BR Research

Blending domestic and LNG price

Published December 23, 2020 Updated December 23, 2020 07:35am

The ongoing LNG debate, especially the one aired as a “great” debate, seems to have served the very purpose most TV debates in Pakistan do. Further polarization, with arguments going to the backdrop. Most important of the few valid points raised in the debate was the treatment of LNG pricing and the options to use weighted average pricing to bridge the gap from domestically produced gas.

Recall that domestic natural gas is priced at an average of $4.59/MMBtu. The LNG average consumer price as decided by the regulator has averaged $10/MMBtu on a 12-month moving basis. The disparity is huge and there will always be repercussions of opting for a simple blending of prices using weighted average.

Now the government officials have of late, taken the liberty to lay the entire blame of the inability to adopt weighted average price mechanism. The story goes that LNG is legally declared a petroleum product and not gas, which restricts the government’s mandate to opt for blended gas pricing mechanism.
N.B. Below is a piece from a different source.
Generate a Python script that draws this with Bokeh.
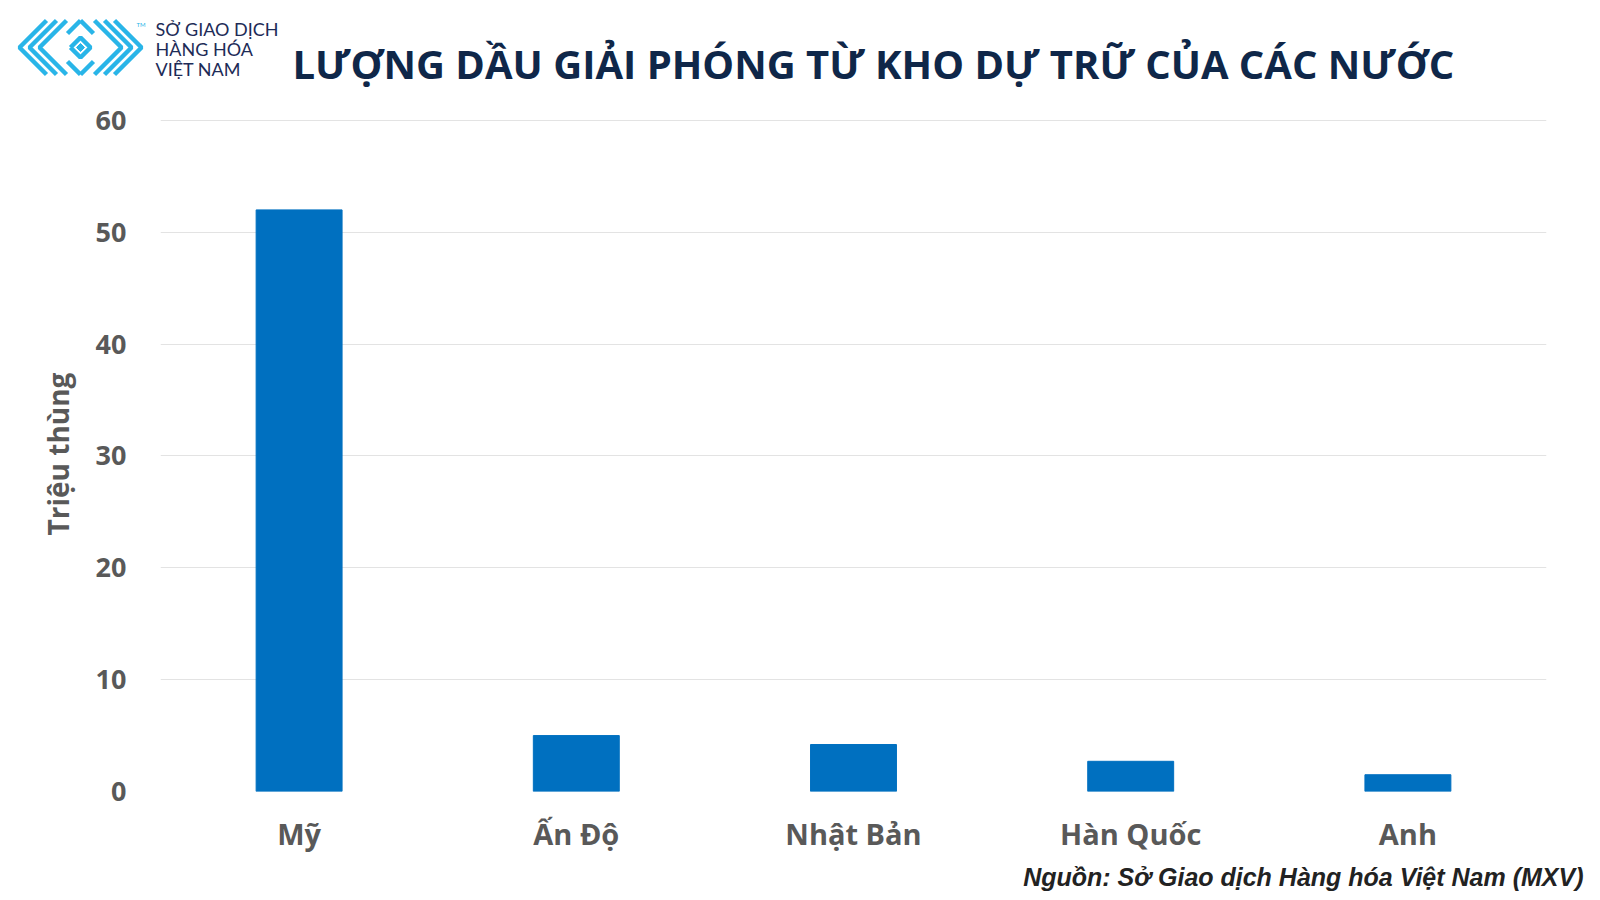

The argument is only fair as far as the fact is concerned, that LNG is indeed a petroleum product by law and needs to be run in accordance with the relevant laws.

But who is to take the blame for not being able to initiate the required legislation to change the status quo? The government, by definition, is the government because it has majority in the house to table, and eventually get the laws passed. Not for nothing are the elected members called the “lawmakers”. But if you have not promulgated a law in effect to change what you believe is a major hurdle in ironing out the gas price issue – you are more responsible than your predecessors. Solely, because of inaction, on what you think is a problematic law.

Or is it that the government also believes that implementing blended price is easier said than done? Surely, there will be ramifications of large magnitude when you try and blend the domestic consumer gas price. The domestic gas consumer pays less than $2.7/MMBtu and makes for nearly half of the consumption pie. And that is after two massive rounds of price revision since the government took over. Surely, there is not enough political capital available to think of another substantial upward price revision for domestic consumers. And without that, what will the whole blending exercise mean?

And all that while, the government has been gleefully allowing T&D losses for LNG to be included in the consumer prices. How does that fit into the whole legal equation is a question that needs answers. The average T&D loss allowed in the last 2 years has been 11 percent, totaling to $683 million. It is high time the government finds a legal explanation for this as well.

Meanwhile, serious thinking needs to go into possible avenues for gas demand at higher imported prices. Should blended price be applied to incremental consumption is something that needs to be looked into. Without having a fair demand assessment with scenario analysis, weighted average price of gas would continue to be a pipedream.